## DATA FOR PROCESSING

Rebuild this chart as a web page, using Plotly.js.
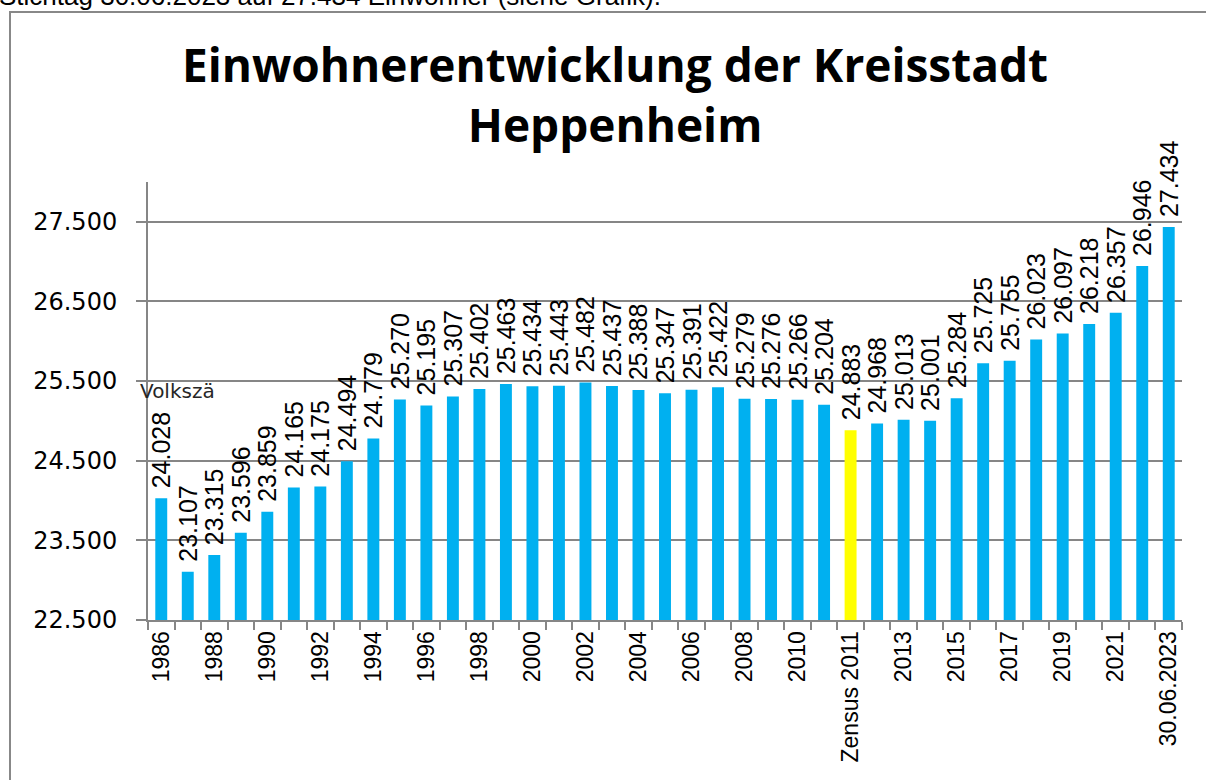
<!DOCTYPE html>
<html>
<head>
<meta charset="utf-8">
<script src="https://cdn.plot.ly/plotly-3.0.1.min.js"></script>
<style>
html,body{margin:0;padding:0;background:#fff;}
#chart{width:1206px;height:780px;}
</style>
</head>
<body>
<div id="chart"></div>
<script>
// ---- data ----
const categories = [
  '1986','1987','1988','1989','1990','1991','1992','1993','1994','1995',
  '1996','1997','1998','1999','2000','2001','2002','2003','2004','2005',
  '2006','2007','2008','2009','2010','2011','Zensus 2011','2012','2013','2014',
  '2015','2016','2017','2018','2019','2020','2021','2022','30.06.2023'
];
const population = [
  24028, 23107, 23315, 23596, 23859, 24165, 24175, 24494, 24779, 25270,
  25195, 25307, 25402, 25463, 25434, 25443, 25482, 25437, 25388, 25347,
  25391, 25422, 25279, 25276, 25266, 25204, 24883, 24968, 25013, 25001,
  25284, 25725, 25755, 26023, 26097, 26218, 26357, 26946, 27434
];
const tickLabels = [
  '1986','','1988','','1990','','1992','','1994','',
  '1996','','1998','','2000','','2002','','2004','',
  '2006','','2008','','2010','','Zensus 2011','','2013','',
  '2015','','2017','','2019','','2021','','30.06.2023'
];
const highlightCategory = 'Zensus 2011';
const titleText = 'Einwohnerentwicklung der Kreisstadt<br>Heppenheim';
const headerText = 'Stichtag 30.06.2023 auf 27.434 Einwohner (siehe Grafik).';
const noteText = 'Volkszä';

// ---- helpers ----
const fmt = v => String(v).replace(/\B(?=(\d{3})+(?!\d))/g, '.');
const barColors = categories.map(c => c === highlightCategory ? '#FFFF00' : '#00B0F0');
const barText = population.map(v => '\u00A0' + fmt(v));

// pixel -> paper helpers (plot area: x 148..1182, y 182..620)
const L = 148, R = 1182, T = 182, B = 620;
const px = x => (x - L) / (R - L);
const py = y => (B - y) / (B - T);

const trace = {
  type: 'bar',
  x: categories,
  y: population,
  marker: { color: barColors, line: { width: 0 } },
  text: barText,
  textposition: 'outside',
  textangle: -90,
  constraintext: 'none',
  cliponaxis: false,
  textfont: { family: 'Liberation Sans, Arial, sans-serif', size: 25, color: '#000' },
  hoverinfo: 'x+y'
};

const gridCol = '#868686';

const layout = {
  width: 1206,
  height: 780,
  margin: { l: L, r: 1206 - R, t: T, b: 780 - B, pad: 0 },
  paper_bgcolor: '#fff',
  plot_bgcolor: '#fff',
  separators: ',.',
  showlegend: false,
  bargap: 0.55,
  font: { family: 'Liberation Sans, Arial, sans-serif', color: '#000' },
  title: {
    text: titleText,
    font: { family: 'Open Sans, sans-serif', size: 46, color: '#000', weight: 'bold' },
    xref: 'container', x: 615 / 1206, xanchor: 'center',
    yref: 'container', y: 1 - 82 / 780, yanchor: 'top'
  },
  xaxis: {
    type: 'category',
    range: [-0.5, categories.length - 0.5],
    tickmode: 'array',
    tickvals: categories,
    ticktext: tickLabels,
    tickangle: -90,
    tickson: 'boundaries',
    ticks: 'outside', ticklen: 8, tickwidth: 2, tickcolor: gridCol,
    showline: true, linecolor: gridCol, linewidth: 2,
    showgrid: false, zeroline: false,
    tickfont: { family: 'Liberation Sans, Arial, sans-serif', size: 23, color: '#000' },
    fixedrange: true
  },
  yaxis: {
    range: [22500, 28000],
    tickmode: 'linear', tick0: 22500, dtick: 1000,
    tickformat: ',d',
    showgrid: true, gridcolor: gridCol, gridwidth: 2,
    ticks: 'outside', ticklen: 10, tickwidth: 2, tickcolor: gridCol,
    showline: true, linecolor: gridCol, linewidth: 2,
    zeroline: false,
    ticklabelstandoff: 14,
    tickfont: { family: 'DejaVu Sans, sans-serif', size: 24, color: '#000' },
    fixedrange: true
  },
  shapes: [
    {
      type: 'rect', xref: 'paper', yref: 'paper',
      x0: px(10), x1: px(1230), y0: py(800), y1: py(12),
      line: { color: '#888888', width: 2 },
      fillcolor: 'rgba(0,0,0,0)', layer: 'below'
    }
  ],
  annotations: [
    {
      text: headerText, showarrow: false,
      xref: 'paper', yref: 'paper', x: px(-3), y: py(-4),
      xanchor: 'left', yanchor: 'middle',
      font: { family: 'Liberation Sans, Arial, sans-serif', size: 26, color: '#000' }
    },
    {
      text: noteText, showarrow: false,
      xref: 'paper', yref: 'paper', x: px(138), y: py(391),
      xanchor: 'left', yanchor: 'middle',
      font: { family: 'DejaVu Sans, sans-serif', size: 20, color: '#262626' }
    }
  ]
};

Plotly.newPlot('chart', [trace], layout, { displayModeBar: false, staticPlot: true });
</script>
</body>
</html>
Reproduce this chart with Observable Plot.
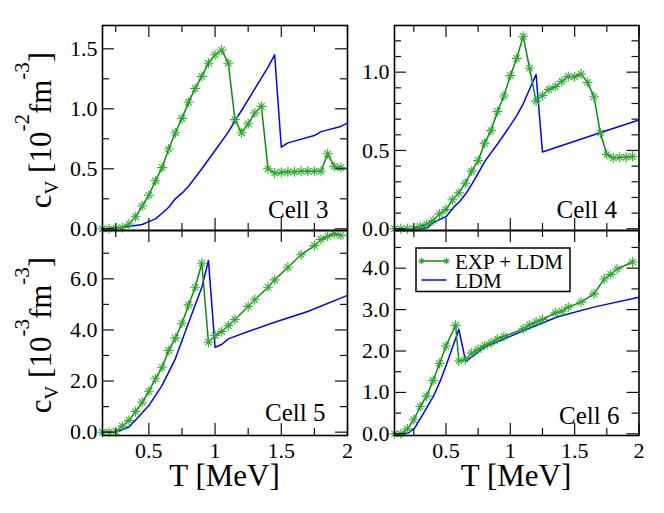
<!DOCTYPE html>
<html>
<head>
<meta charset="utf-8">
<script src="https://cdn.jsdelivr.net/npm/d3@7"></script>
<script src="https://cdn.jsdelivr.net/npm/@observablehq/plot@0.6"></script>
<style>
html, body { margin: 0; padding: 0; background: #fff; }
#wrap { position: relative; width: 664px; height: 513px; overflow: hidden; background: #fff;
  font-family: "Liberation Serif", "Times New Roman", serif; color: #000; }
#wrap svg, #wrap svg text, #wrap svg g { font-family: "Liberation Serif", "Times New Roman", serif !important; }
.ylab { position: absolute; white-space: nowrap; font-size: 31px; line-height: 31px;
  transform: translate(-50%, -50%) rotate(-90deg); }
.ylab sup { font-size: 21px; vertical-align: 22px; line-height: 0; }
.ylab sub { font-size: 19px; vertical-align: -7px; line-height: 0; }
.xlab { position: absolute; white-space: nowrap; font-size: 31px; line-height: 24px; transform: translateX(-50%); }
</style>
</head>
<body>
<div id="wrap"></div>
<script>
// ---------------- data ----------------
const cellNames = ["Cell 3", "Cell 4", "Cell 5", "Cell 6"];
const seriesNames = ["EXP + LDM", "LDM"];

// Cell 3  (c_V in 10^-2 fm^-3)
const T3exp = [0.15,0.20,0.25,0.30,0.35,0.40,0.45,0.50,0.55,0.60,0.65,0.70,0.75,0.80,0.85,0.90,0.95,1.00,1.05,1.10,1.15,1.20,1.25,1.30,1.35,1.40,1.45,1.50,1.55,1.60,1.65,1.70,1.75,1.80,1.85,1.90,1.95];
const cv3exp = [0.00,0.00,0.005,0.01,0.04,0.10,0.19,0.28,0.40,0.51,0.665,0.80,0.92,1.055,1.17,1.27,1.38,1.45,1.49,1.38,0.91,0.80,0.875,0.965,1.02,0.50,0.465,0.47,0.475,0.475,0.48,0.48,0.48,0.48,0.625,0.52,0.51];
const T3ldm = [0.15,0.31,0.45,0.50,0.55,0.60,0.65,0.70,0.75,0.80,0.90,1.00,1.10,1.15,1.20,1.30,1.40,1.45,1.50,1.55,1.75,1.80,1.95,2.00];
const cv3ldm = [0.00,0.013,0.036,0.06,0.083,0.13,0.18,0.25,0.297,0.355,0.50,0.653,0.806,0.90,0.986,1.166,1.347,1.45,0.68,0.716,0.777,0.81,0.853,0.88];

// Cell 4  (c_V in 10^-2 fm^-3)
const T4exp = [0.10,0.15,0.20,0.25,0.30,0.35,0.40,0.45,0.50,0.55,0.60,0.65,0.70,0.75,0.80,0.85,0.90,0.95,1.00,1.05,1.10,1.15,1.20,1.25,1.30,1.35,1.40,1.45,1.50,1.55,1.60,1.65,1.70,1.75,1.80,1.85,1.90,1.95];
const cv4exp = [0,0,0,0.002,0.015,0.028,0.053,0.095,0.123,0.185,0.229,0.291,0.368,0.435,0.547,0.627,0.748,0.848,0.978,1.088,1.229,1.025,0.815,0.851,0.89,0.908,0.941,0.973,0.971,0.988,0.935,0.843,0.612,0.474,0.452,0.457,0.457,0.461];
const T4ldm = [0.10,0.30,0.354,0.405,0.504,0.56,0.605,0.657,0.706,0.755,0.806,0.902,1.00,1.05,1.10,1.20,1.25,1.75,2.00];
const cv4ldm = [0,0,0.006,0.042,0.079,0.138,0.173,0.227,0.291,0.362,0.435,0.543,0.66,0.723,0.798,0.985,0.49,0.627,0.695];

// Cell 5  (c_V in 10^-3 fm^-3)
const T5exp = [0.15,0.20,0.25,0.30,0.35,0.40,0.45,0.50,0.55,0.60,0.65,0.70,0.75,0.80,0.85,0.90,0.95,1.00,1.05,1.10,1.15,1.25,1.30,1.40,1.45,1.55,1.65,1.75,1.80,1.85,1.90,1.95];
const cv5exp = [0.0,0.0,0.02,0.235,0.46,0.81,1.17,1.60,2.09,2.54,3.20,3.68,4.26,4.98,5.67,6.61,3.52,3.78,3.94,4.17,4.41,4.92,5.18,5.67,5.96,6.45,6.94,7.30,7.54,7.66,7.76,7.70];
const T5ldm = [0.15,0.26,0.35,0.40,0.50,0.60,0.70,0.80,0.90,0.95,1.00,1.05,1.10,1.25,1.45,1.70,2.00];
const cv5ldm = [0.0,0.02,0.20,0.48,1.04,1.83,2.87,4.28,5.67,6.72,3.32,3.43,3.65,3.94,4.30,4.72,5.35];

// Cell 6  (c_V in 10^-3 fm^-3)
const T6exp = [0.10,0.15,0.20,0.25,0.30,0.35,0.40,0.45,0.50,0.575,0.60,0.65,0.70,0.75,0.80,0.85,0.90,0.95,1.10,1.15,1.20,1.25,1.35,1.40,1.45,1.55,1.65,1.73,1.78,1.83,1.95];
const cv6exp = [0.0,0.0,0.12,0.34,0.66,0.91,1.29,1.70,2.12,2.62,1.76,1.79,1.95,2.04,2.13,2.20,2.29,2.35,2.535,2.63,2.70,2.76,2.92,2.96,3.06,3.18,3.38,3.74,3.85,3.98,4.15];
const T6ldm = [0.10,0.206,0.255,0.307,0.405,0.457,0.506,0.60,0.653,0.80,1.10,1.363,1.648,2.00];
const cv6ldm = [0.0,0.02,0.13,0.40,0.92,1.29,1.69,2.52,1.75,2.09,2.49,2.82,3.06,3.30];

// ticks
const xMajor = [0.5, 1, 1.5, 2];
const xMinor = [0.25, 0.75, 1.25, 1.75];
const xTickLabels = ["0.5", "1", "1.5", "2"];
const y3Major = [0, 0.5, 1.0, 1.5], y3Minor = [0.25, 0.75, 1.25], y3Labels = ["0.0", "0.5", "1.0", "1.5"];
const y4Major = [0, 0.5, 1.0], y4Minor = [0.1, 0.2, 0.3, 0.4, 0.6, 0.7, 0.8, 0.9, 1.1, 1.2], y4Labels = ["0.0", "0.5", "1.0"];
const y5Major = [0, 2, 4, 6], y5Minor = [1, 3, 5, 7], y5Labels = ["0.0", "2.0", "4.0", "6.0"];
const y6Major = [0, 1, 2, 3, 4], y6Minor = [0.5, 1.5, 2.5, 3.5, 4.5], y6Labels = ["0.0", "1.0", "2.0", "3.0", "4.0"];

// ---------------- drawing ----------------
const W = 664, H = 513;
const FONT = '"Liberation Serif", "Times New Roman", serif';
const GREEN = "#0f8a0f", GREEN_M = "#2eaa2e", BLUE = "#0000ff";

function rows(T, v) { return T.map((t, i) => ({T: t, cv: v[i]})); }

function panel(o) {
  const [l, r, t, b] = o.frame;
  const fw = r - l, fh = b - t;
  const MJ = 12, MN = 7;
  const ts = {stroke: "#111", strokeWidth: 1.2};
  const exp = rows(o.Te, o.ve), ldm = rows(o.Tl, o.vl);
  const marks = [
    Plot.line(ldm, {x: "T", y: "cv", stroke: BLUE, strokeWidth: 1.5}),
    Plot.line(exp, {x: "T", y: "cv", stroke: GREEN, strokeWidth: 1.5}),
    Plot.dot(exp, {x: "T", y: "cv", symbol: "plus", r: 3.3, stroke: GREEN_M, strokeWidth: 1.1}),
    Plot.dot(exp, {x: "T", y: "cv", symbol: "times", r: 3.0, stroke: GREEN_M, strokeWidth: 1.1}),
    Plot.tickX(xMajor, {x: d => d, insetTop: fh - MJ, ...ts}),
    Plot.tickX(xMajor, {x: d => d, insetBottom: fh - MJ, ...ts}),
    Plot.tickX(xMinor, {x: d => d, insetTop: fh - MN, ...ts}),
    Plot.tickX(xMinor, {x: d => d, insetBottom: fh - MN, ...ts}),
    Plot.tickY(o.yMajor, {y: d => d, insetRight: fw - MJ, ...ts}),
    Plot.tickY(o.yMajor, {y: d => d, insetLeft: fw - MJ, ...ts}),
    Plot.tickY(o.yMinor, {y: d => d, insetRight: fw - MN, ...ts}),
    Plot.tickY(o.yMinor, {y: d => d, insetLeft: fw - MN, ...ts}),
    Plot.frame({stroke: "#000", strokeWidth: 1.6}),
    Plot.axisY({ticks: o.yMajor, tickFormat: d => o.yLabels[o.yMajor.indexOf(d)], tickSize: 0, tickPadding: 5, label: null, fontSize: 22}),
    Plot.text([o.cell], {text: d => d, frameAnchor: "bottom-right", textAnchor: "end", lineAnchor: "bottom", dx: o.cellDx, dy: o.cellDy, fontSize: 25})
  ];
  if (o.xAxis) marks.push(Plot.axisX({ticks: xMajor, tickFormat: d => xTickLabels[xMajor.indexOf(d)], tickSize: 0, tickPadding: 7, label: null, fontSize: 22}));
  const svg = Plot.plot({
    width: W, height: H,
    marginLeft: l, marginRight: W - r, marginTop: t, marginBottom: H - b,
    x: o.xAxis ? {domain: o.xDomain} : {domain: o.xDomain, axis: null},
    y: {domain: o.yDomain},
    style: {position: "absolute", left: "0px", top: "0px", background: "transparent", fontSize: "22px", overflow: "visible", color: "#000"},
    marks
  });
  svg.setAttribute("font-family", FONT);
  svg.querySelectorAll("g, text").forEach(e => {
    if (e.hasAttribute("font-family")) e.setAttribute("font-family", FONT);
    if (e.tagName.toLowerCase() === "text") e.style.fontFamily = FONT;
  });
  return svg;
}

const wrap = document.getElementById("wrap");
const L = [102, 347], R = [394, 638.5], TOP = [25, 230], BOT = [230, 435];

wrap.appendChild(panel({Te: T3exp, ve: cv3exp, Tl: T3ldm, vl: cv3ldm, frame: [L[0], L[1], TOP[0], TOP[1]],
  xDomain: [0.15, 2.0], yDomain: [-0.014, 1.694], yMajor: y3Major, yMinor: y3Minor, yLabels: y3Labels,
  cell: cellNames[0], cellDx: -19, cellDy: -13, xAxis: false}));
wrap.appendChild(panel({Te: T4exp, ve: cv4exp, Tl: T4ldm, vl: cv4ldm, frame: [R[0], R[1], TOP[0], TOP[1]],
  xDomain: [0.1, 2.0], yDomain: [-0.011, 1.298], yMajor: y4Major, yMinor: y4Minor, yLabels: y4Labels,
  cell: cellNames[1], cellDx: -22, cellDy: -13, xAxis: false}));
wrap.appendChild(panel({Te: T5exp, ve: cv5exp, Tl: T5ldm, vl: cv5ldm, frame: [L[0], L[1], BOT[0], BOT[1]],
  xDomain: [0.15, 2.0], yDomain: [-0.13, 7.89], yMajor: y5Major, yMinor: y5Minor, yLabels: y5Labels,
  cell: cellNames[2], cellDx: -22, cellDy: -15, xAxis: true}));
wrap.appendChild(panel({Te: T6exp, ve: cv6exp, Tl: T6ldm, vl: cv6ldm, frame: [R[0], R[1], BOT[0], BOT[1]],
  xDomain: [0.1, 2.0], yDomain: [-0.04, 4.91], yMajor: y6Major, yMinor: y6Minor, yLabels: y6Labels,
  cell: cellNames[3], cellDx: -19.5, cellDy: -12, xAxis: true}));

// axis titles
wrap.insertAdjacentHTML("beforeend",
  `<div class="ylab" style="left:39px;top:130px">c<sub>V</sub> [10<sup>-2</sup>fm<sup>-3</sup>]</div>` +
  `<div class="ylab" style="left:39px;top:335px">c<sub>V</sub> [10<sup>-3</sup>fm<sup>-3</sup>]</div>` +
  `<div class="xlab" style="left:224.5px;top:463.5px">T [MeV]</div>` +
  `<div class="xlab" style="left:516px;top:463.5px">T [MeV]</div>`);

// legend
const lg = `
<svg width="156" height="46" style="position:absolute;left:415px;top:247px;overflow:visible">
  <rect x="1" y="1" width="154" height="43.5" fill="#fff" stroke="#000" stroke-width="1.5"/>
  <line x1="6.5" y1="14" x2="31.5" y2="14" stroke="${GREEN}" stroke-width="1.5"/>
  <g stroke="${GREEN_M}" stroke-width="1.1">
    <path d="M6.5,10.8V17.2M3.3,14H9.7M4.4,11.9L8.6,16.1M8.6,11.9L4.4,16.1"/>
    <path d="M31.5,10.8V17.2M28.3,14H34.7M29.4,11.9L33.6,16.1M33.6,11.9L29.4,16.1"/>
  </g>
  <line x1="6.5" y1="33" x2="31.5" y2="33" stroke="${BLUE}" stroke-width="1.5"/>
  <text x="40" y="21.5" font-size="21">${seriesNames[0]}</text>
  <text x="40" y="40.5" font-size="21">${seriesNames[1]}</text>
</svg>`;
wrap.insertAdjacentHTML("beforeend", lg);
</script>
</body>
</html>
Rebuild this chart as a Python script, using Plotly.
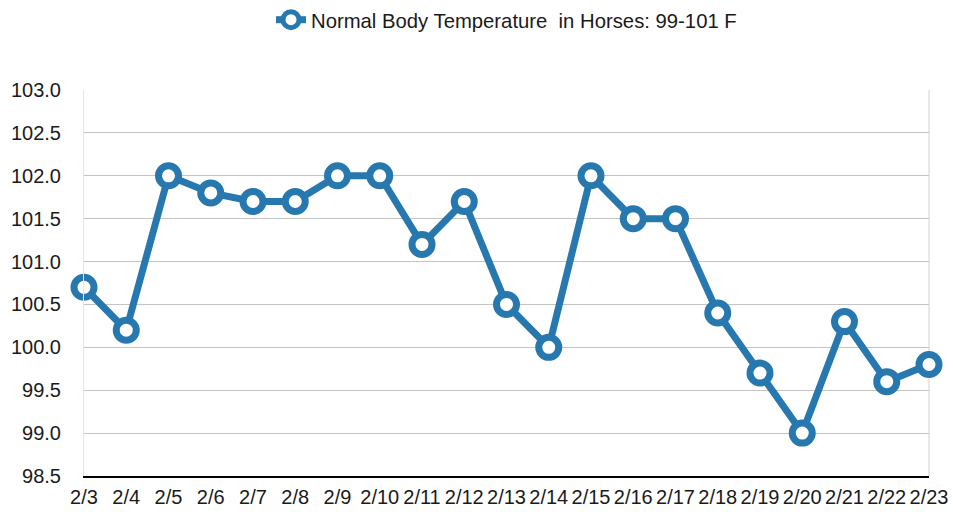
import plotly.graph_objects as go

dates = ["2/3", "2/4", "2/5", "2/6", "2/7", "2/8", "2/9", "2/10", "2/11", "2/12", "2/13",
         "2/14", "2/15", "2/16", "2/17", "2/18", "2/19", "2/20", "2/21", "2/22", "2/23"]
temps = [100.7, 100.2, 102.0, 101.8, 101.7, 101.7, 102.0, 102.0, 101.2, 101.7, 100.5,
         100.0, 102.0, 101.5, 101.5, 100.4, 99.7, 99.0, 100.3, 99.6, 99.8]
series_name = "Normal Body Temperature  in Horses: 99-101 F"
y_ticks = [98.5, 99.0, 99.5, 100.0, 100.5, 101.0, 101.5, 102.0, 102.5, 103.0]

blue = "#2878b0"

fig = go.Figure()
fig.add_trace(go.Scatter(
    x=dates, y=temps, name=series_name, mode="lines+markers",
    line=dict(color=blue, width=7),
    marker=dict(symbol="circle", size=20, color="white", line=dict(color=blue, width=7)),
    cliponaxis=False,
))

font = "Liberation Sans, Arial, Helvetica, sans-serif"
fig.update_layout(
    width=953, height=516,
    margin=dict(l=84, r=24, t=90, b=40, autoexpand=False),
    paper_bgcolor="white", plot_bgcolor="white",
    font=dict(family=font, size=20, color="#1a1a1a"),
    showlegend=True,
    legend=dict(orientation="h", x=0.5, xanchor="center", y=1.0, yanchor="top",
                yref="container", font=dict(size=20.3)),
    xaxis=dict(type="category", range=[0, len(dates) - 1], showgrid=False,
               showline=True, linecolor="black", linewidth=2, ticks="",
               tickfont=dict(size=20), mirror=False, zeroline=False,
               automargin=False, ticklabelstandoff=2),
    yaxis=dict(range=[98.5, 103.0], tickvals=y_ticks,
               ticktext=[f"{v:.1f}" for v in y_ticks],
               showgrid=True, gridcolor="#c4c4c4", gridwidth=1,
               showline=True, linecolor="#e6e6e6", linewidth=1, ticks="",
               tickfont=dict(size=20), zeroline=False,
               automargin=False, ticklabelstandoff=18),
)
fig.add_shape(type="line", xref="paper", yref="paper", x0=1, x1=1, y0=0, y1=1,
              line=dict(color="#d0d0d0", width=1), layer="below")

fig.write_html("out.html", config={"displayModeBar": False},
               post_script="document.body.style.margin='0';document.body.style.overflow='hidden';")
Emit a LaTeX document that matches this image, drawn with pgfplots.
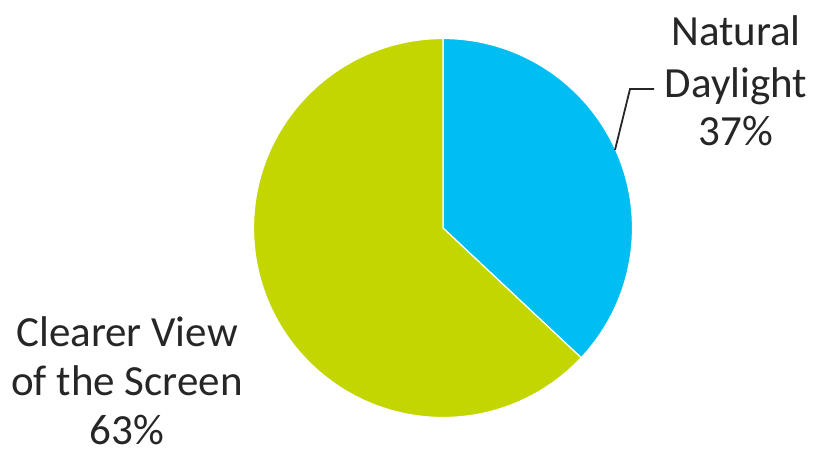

## WORK TO DO
Give back exactly the lines from the top of the records to the line containing "const barText = population.map(v", both included, and no pictures.

## THE OUTPUT
Rebuild this chart as a web page, using Plotly.js.
<!DOCTYPE html>
<html>
<head>
<meta charset="utf-8">
<script src="https://cdn.plot.ly/plotly-3.0.1.min.js"></script>
<style>
html,body{margin:0;padding:0;background:#fff;}
#chart{width:1206px;height:780px;}
</style>
</head>
<body>
<div id="chart"></div>
<script>
// ---- data ----
const categories = [
  '1986','1987','1988','1989','1990','1991','1992','1993','1994','1995',
  '1996','1997','1998','1999','2000','2001','2002','2003','2004','2005',
  '2006','2007','2008','2009','2010','2011','Zensus 2011','2012','2013','2014',
  '2015','2016','2017','2018','2019','2020','2021','2022','30.06.2023'
];
const population = [
  24028, 23107, 23315, 23596, 23859, 24165, 24175, 24494, 24779, 25270,
  25195, 25307, 25402, 25463, 25434, 25443, 25482, 25437, 25388, 25347,
  25391, 25422, 25279, 25276, 25266, 25204, 24883, 24968, 25013, 25001,
  25284, 25725, 25755, 26023, 26097, 26218, 26357, 26946, 27434
];
const tickLabels = [
  '1986','','1988','','1990','','1992','','1994','',
  '1996','','1998','','2000','','2002','','2004','',
  '2006','','2008','','2010','','Zensus 2011','','2013','',
  '2015','','2017','','2019','','2021','','30.06.2023'
];
const highlightCategory = 'Zensus 2011';
const titleText = 'Einwohnerentwicklung der Kreisstadt<br>Heppenheim';
const headerText = 'Stichtag 30.06.2023 auf 27.434 Einwohner (siehe Grafik).';
const noteText = 'Volkszä';

// ---- helpers ----
const fmt = v => String(v).replace(/\B(?=(\d{3})+(?!\d))/g, '.');
const barColors = categories.map(c => c === highlightCategory ? '#FFFF00' : '#00B0F0');
const barText = population.map(v => '\u00A0' + fmt(v));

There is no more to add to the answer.